Stuttgart - Das Böse hat keine Größenordnung. Es beschreibt eher einen Wesenskern als die Zahl jener, dem er eigen ist. Wenn man hingegen die Darstellung deutscher Diktaturen im Fernsehen betrachtet, zeigt sich das Böse oft als klar umrissener Personenkreis. Wird zum Beispiel der Nationalsozialismus akkurat ausstaffiert zum Filmthema, wie es Guido Knopp vor einigen Jahren fast wöchentlich tat, dann gibt es pro Dorf in der Regel maximal zwei Nazis und selbst im Führerhauptquartier mehrheitlich nur Regimegegner. Doch während das Tätervolk fiktional vor 1945 vielfach zur überschaubaren Schar brauner Fieslinge schrumpft, wächst es danach, wenn es um das Tätervolk der DDR geht, regelmäßig auf halbe Bevölkerungsgröße an.

 

Der Sündenfall war Hans-Christoph Blumenbergs 2003 erschienenes Doku-Drama „Der Aufstand“ über die Ereignisse vom 17. Juni 1953: In dem Film zogen uniformierte Killerkommandos durch Ostberlin, um Konterrevolutionäre zu jagen, als hätte der Regisseur versehentlich die Stasi mit SA und SS verwechselt. Spätestens seit dieser tendenziösen Darstellung der finstersten Zeitgeschichte gilt am Bildschirm häufig: Das Unrechtssystem Ost war allgegenwärtig, umfassend und nicht selten von allgemeinem Konsens getragen – das von Hitler dagegen war eben das von Hitler plus ein paar Mittäter, ansonsten aber bewohnt von den ersten Opfern des Krieges.

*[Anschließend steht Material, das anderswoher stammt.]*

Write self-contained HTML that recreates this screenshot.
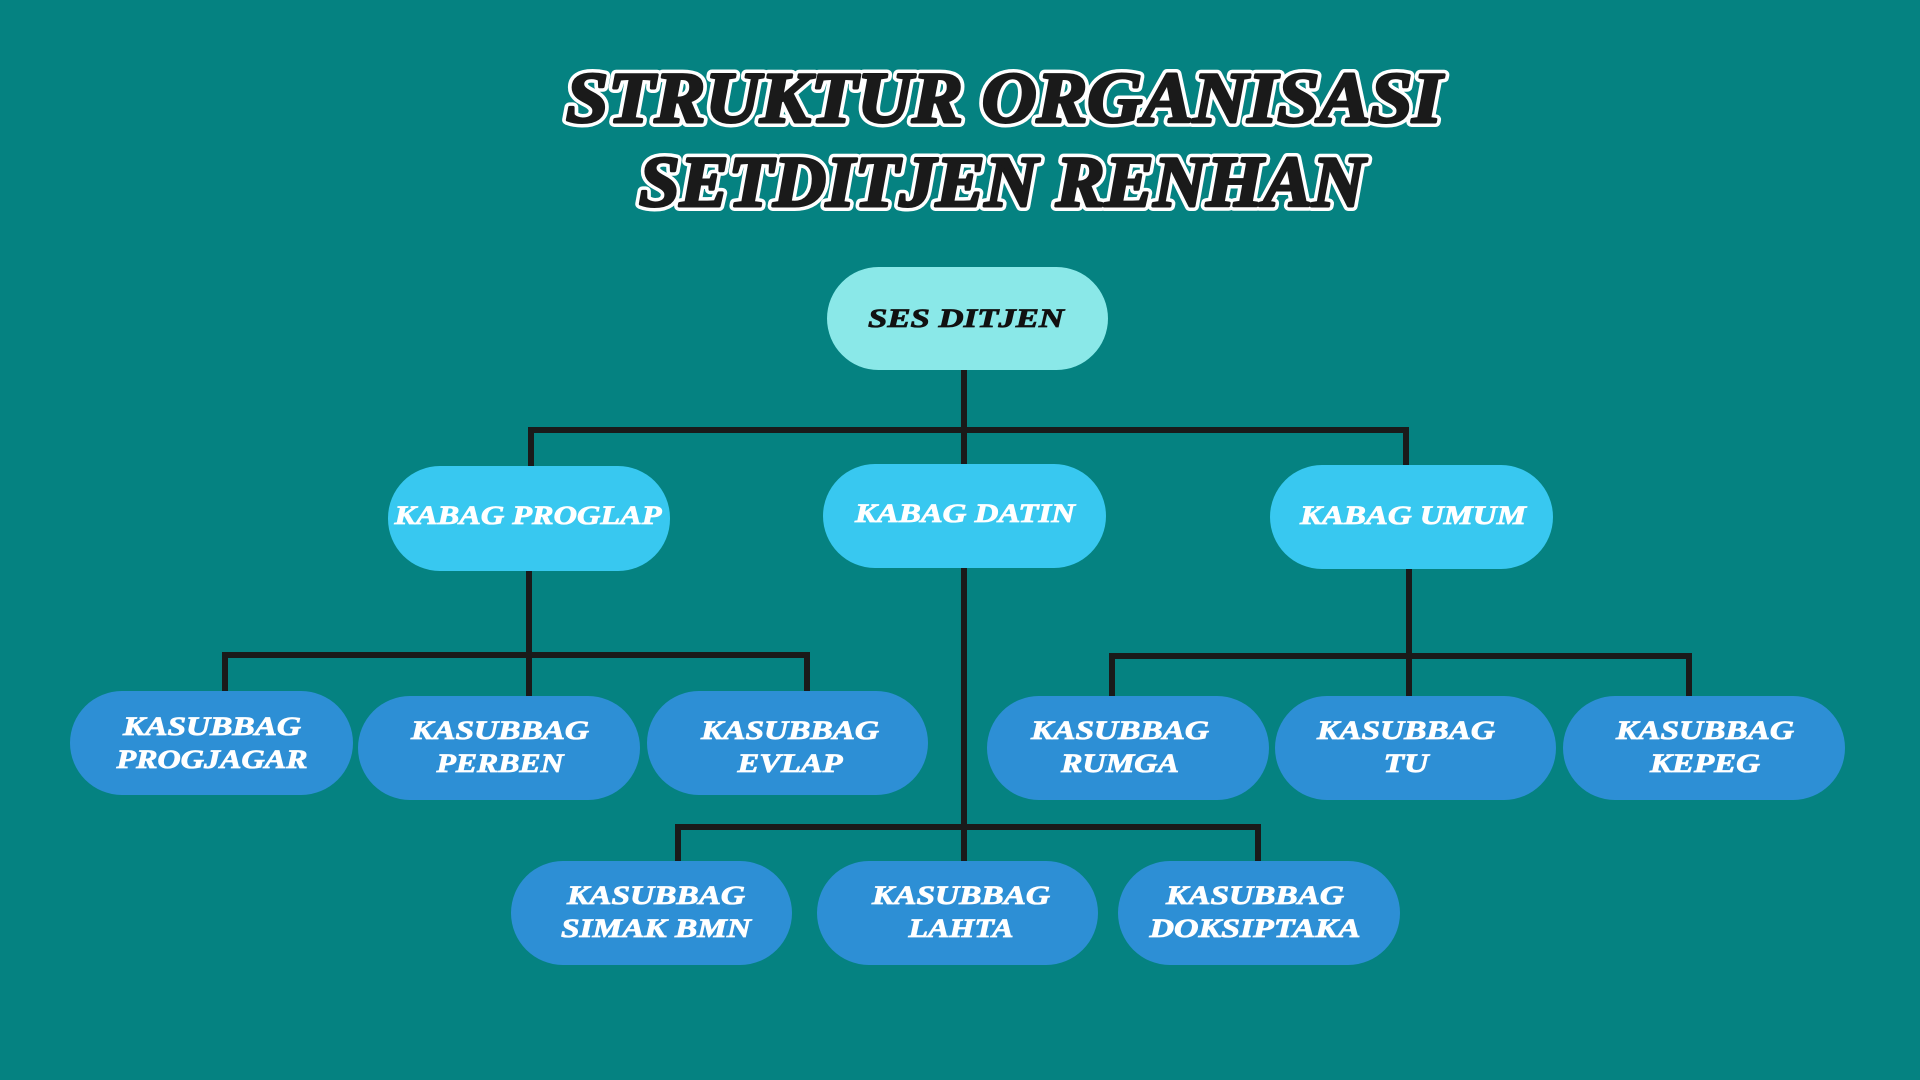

Paarungsfähige Ossi-Mädchen im Zelt

Das sollte man im Kopf haben, wenn nun das neueste Vorwendedrama anläuft. „Honigfrauen“ erzählt an den kommenden drei Sonntagen die Urlaubsreise zweier junger Schwestern aus Erfurt zum Sehnsuchtsort des Sozialismus. Am Balaton erleben Catrin und Maja aber nicht nur Friede, Freude, Liebeleien, sondern auch gleich alles, was das Familienleben in Diktaturen halt mehr erschüttert als in Demokratien: Lügen, Verrat und Willkür. Dennoch bietet Ben Verbongs Dreiteiler etwas Ungewöhnliches, fast Sensationelles: Das Böse der DDR ist nämlich nur ein Aspekt unter vielen anderen. Die „Honigfrauen“, wie die Wessi-Jungs im Devisenhotel paarungsfähige Ossi-Mädchen im Zelt nennen, dürfen im ZDF ausnahmsweise einfach nur Menschen sein. Zumindest vorerst.

Denn nachdem Cornelia Gröschel und die im Fernsehen dieser Bauart unvermeidliche Sonja Gerhardt ihre Freizeit anderthalb Teile lang unbefangen genießen durften, sickert die Realität mit jeder Minute tiefer ins Ferienglück der jungen Hauptfiguren. Catrins Schwarm Rudi (Franz Dinda) erweist sich bald als Spitzel auf der Jagd nach Republikflüchtlingen und Majas Lover Tamás (Stipe Erceg) als ungarischer Fluchthelfer. Mutter Kirsten (Anja Kling) teilt derweil ein dunkles Familiengeheimnis mit dem anwesenden BRD-Bürger Erik (Dominic Raacke), was die Begegnung mit dem nachgereisten Vater Karl (Götz Schubert) am Plattensee verkompliziert.

Wohldosierte Ideologie

Im Drehbuch von Natalie Scharf und Christoph Sieber sind diese Verwicklungen nie ganz frei von Weltpolitik. Dennoch darf sich der Alltag des Ostens hier unabhängiger von jeder Ideologie entfalten als in all den DDR-Abhandlungen von „Das Leben der anderen“ bis zuletzt „Der gleiche Himmel“. Die Ausstattung des Films ist weniger gewollt als sonst in der Dutzendware des Fernsehens und liefert ein angemessen nostalgisches Design. Und der Soundtrack grast nicht zwanghaft die Hits der achtziger Jahre ab, sondern streut auch mal Manfred Krug mit subversivem Frohsinn à la „Spazieren nur auf der Sonnenseite/dann wird alles gut“ ein. Selbst die realsozialistische Enge daheim wird hier eher dokumentiert als ausgestellt.

Gewiss: auch dieser opulente Dreiteiler bleibt ein Blockbuster für den Massengeschmack mit etwas zu netten Sympathieträgerinnen, etwas zu fiesen Führungsoffizieren und etwas zu viel Sonnenschein, wenn die Laune gut ist, und etwas zu wenig, wenn sie sinkt. Doch das Wesen der Protagonisten, ihre Vorlieben und Nöte, ist den Machern der „Honigfrauen“ spürbar wichtiger als die Größenordnung des Bösen. Im abgenutzten Genre zeitgeschichtlicher Fiktion ist das eine Menge wert.